Nascar, a sport long rooted in tradition and terrestrial broadcast deals, has taken a bold step into the streaming era. With its historic partnership with Amazon Prime Video now live, starting from the Coca-Cola 600, the Nascar Cup Series is being broadcast exclusively on a digital platform for the first time.
This move is not just a broadcasting tweak—it’s a strategic leap into the future of sports consumption.
Amazon’s Big Bet on Motorsport
Ben Kennedy, Nascar’s Chief Venue and Racing Innovation Officer, emphasized the “significant” level of promotion Amazon is providing throughout this five-race Cup Series window. Amazon Prime Video isn’t just airing the races—it’s backing them with marketing muscle, algorithmic prioritization, and platform-wide visibility.
Jay Marine, Amazon’s global head of sports, confirmed the underlying objective: reach younger audiences. With streaming-native fans consuming content in shorter, faster, and more flexible formats, Prime Video sees motorsport as fertile ground to grow an engaged Gen Z and Millennial base.
Early signs are promising. The Coca-Cola 600, traditionally averaging around 3.61 million viewers since 2021, saw an estimated 2.5 million streamers tune in—closing the gap with traditional cable’s 2.2 million average since 2020.
Beyond Race Day: A 360º Content Strategy
Nascar isn’t banking on races alone. As Kennedy noted, “We also launched a documentary on Dale Earnhardt… already number one on Amazon Prime.”
This approach blends live events with on-demand storytelling, offering fans a deeper, more emotional connection to the sport and its legends. Another documentary, focused on Nascar’s Garage 56 efforts at Le Mans, is also set to launch soon—continuing the momentum and increasing off-track engagement.
It’s a model reminiscent of Formula 1’s “Drive to Survive” playbook but executed within a tightly coordinated platform ecosystem.
The Road Ahead: Nashville and the New Metrics of Success
The next test?

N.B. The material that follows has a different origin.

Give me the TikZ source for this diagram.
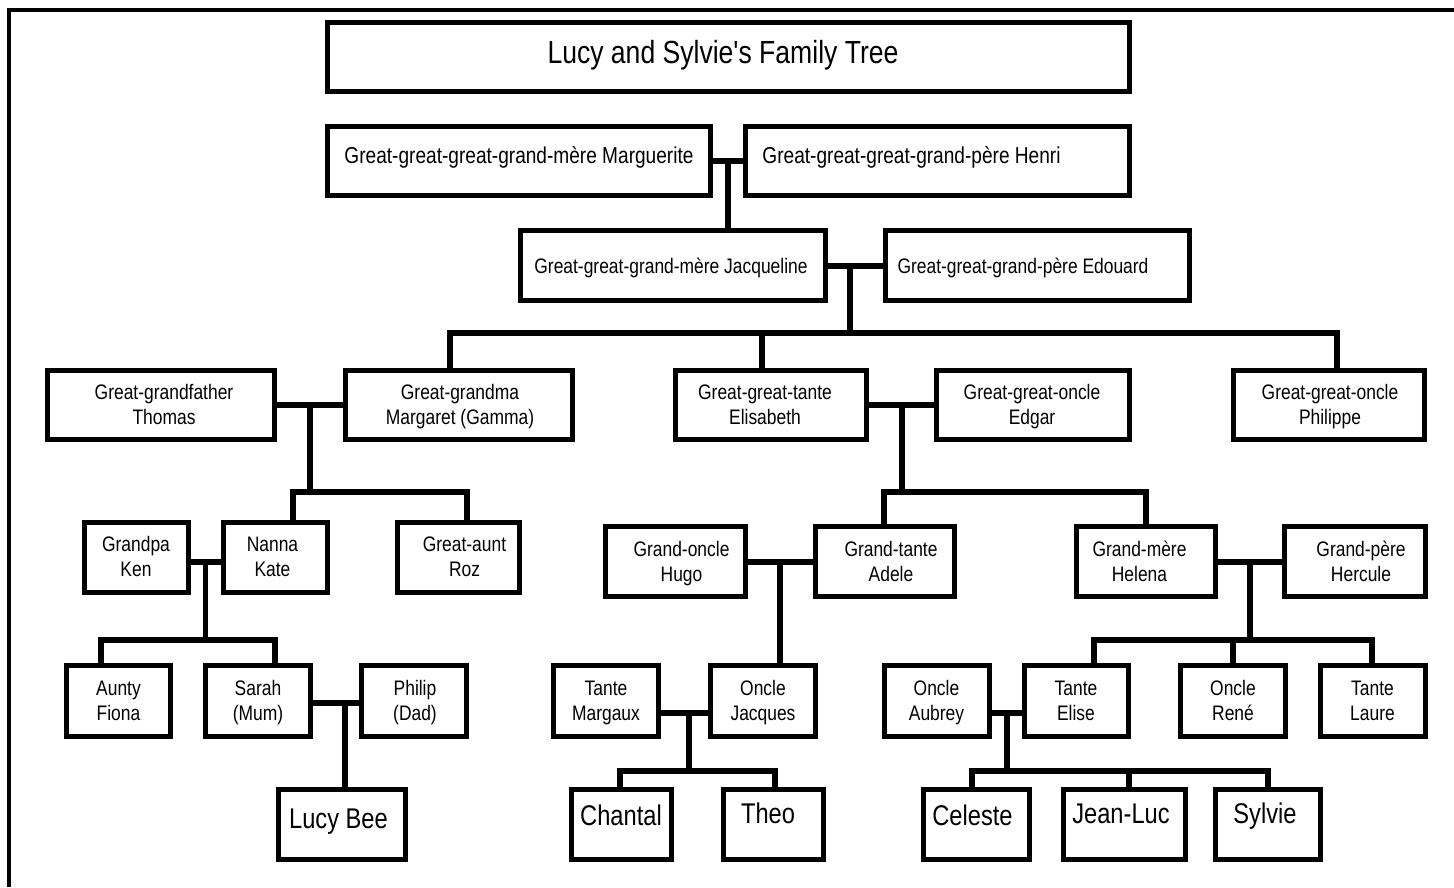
\documentclass[tikz,border=0pt]{standalone}
\usepackage{fontspec}
\setmainfont{Liberation Sans}[FakeStretch=0.83, Ligatures=TeXOff]
\newcommand\twol[2]{\begin{tabular}[t]{@{}c@{}}#1\\#2\end{tabular}}
\newcommand\famnode[5]{%
  \node[famb, minimum width={(#4-#2-5)*1pt}, minimum height={(#5-#3-5)*1pt}] (#1) at ({(#2+#4)/2},{(#3+#5)/2}) {};}
\begin{document}
\begin{tikzpicture}[x=1pt,y=-1pt,
  famb/.style={draw=black, line width=5pt, inner sep=0pt, fill=white},
  lbl/.style={inner sep=0pt, anchor=base, font=\fontsize{21}{25}\selectfont},
  lblrow/.style={lbl, font=\fontsize{23}{27}\selectfont},
  lblbig/.style={lbl, font=\fontsize{28.5}{34}\selectfont},
  lbltitle/.style={lbl, font=\fontsize{32}{38}\selectfont},
  link/.style={line width=5.5pt, line join=miter}]
\useasboundingbox (0,0) rectangle (1454,887);
\draw[line width=3.3pt] (9,887) -- (9,10) -- (1454,10);

% title
\famnode{title}{325}{20}{1132}{94}
\node[lbltitle] (title-t) at (723,63) {Lucy and Sylvie's Family Tree};

% generation 1
\famnode{marg}{325}{124}{713}{198}
\node[lblrow] (marg-t) at (519,163) {Great-great-great-grand-mère Marguerite};
\famnode{henri}{743}{124}{1132}{198}
\node[lblrow] (henri-t) at (911.5,163) {Great-great-great-grand-père Henri};

% generation 2
\famnode{jacq}{518}{228}{828}{303}
\node[lbl] (jacq-t) at (671,273) {Great-great-grand-mère Jacqueline};
\famnode{edou}{883}{228}{1192}{303}
\node[lbl] (edou-t) at (1023,273) {Great-great-grand-père Edouard};

% generation 3
\famnode{thomas}{45}{368}{277}{442}
\node[lbl] (thomas-t) at (164,399) {\twol{Great-grandfather}{Thomas}};
\famnode{margaret}{343}{368}{575}{442}
\node[lbl] (margaret-t) at (460,399) {\twol{Great-grandma}{Margaret (Gamma)}};
\famnode{elis}{673}{368}{869}{442}
\node[lbl] (elis-t) at (765,399) {\twol{Great-great-tante}{Elisabeth}};
\famnode{edgar}{934}{368}{1132}{442}
\node[lbl] (edgar-t) at (1032,399) {\twol{Great-great-oncle}{Edgar}};
\famnode{phil}{1231}{368}{1427}{442}
\node[lbl] (phil-t) at (1330,399) {\twol{Great-great-oncle}{Philippe}};

% generation 4
\famnode{ken}{82}{520}{191}{595}
\node[lbl] (ken-t) at (136,551) {\twol{Grandpa}{Ken}};
\famnode{kate}{221}{520}{330}{595}
\node[lbl] (kate-t) at (272.5,551) {\twol{Nanna}{Kate}};
\famnode{roz}{395}{520}{522}{595}
\node[lbl] (roz-t) at (464.5,551) {\twol{Great-aunt}{Roz}};
\famnode{hugo}{603}{524}{748}{599}
\node[lbl] (hugo-t) at (681.5,556) {\twol{Grand-oncle}{Hugo}};
\famnode{adele}{813}{524}{957}{599}
\node[lbl] (adele-t) at (891,556) {\twol{Grand-tante}{Adele}};
\famnode{helena}{1074}{524}{1218}{599}
\node[lbl] (helena-t) at (1139.5,556) {\twol{Grand-mère}{Helena}};
\famnode{hercule}{1282}{524}{1428}{599}
\node[lbl] (hercule-t) at (1361,556) {\twol{Grand-père}{Hercule}};

% generation 5
\famnode{fiona}{64}{663}{173}{739}
\node[lbl] (fiona-t) at (118.5,695) {\twol{Aunty}{Fiona}};
\famnode{sarah}{203}{663}{313}{739}
\node[lbl] (sarah-t) at (258,695) {\twol{Sarah}{(Mum)}};
\famnode{philip}{359}{663}{469}{739}
\node[lbl] (philip-t) at (415,695) {\twol{Philip}{(Dad)}};
\famnode{margaux}{551}{663}{661}{739}
\node[lbl] (margaux-t) at (606,695) {\twol{Tante}{Margaux}};
\famnode{jacques}{708}{663}{818}{739}
\node[lbl] (jacques-t) at (763,695) {\twol{Oncle}{Jacques}};
\famnode{aubrey}{882}{663}{992}{739}
\node[lbl] (aubrey-t) at (936.5,695) {\twol{Oncle}{Aubrey}};
\famnode{elise}{1022}{663}{1131}{739}
\node[lbl] (elise-t) at (1076,695) {\twol{Tante}{Elise}};
\famnode{rene}{1178}{663}{1288}{739}
\node[lbl] (rene-t) at (1233,695) {\twol{Oncle}{René}};
\famnode{laure}{1318}{663}{1428}{739}
\node[lbl] (laure-t) at (1372.5,695) {\twol{Tante}{Laure}};

% generation 6
\famnode{lucy}{276}{787}{408}{862}
\node[lblbig] (lucy-t) at (338.5,828) {Lucy Bee};
\famnode{chantal}{569}{787}{674}{862}
\node[lblbig] (chantal-t) at (621,825) {Chantal};
\famnode{theo}{721}{787}{826}{862}
\node[lblbig] (theo-t) at (768,823) {Theo};
\famnode{celeste}{921}{787}{1032}{862}
\node[lblbig] (celeste-t) at (972.5,825.5) {Celeste};
\famnode{jeanluc}{1061}{787}{1188}{862}
\node[lblbig] (jeanluc-t) at (1121,823) {Jean-Luc};
\famnode{sylvie}{1213}{787}{1323}{862}
\node[lblbig] (sylvie-t) at (1265,823) {Sylvie};

% connectors
\coordinate (m1) at (728,161);
\draw[link] (marg.east |- m1) -- (henri.west |- m1);
\draw[link] (m1) -- (jacq.north -| m1);

\coordinate (m2) at (850,266);
\coordinate (b2) at (850,333);
\coordinate (b2l) at (450,333);
\coordinate (b2m) at (762,333);
\coordinate (b2r) at (1337,333);
\draw[link] (jacq.east |- m2) -- (edou.west |- m2);
\draw[link] (m2) -- (b2);
\draw[link] (margaret.north -| b2l) -- (b2l) -- (b2r) -- (phil.north -| b2r);
\draw[link] (b2m) -- (elis.north -| b2m);

\coordinate (m3a) at (310,405);
\coordinate (b3a) at (310,492);
\coordinate (b3al) at (293,492);
\coordinate (b3ar) at (467,492);
\draw[link] (thomas.east |- m3a) -- (margaret.west |- m3a);
\draw[link] (m3a) -- (b3a);
\draw[link] (kate.north -| b3al) -- (b3al) -- (b3ar) -- (roz.north -| b3ar);

\coordinate (m3b) at (902,405);
\coordinate (b3b) at (902,492);
\coordinate (b3bl) at (884,492);
\coordinate (b3br) at (1146,492);
\draw[link] (elis.east |- m3b) -- (edgar.west |- m3b);
\draw[link] (m3b) -- (b3b);
\draw[link] (adele.north -| b3bl) -- (b3bl) -- (b3br) -- (helena.north -| b3br);

\coordinate (m4a) at (205.5,562);
\coordinate (b4a) at (205.5,640);
\coordinate (b4al) at (101,640);
\coordinate (b4ar) at (275,640);
\draw[link] (ken.east |- m4a) -- (kate.west |- m4a);
\draw[link] (m4a) -- (b4a);
\draw[link] (fiona.north -| b4al) -- (b4al) -- (b4ar) -- (sarah.north -| b4ar);

\coordinate (m4b) at (780,562);
\draw[link] (hugo.east |- m4b) -- (adele.west |- m4b);
\draw[link] (m4b) -- (jacques.north -| m4b);

\coordinate (m4c) at (1250,562);
\coordinate (b4c) at (1250,640);
\coordinate (b4cl) at (1094,640);
\coordinate (b4cm) at (1233,640);
\coordinate (b4cr) at (1372,640);
\draw[link] (helena.east |- m4c) -- (hercule.west |- m4c);
\draw[link] (m4c) -- (b4c);
\draw[link] (elise.north -| b4cl) -- (b4cl) -- (b4cr) -- (laure.north -| b4cr);
\draw[link] (b4cm) -- (rene.north -| b4cm);

\coordinate (m5a) at (345,703);
\draw[link] (sarah.east |- m5a) -- (philip.west |- m5a);
\draw[link] (m5a) -- (lucy.north -| m5a);

\coordinate (m5b) at (689,713);
\coordinate (b5b) at (689,771);
\coordinate (b5bl) at (620,771);
\coordinate (b5br) at (775,771);
\draw[link] (margaux.east |- m5b) -- (jacques.west |- m5b);
\draw[link] (m5b) -- (b5b);
\draw[link] (chantal.north -| b5bl) -- (b5bl) -- (b5br) -- (theo.north -| b5br);

\coordinate (m5c) at (1007,713);
\coordinate (b5c) at (1007,771);
\coordinate (b5cl) at (972,771);
\coordinate (b5cm) at (1129,771);
\coordinate (b5cr) at (1268,771);
\draw[link] (aubrey.east |- m5c) -- (elise.west |- m5c);
\draw[link] (m5c) -- (b5c);
\draw[link] (celeste.north -| b5cl) -- (b5cl) -- (b5cr) -- (sylvie.north -| b5cr);
\draw[link] (b5cm) -- (jeanluc.north -| b5cm);
\end{tikzpicture}
\end{document}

The Nashville Superspeedway race. With a previous four-year average of three million viewers, expectations are high—but the goal now extends beyond ratings. It’s about audience retention, cross-platform amplification, and lifetime value of streaming viewers.
Whether Amazon and Nascar can build long-term engagement—or if this remains a novelty event—will shape how other motorsports evaluate their digital futures.
Consultancy Section: Strategic Recommendations
For Rights Holders:
- Bundle live with narrative. Nascar’s dual approach—live racing and documentary storytelling—creates a 360º content loop. Rights holders should curate always-on content pipelines that merge performance with personality.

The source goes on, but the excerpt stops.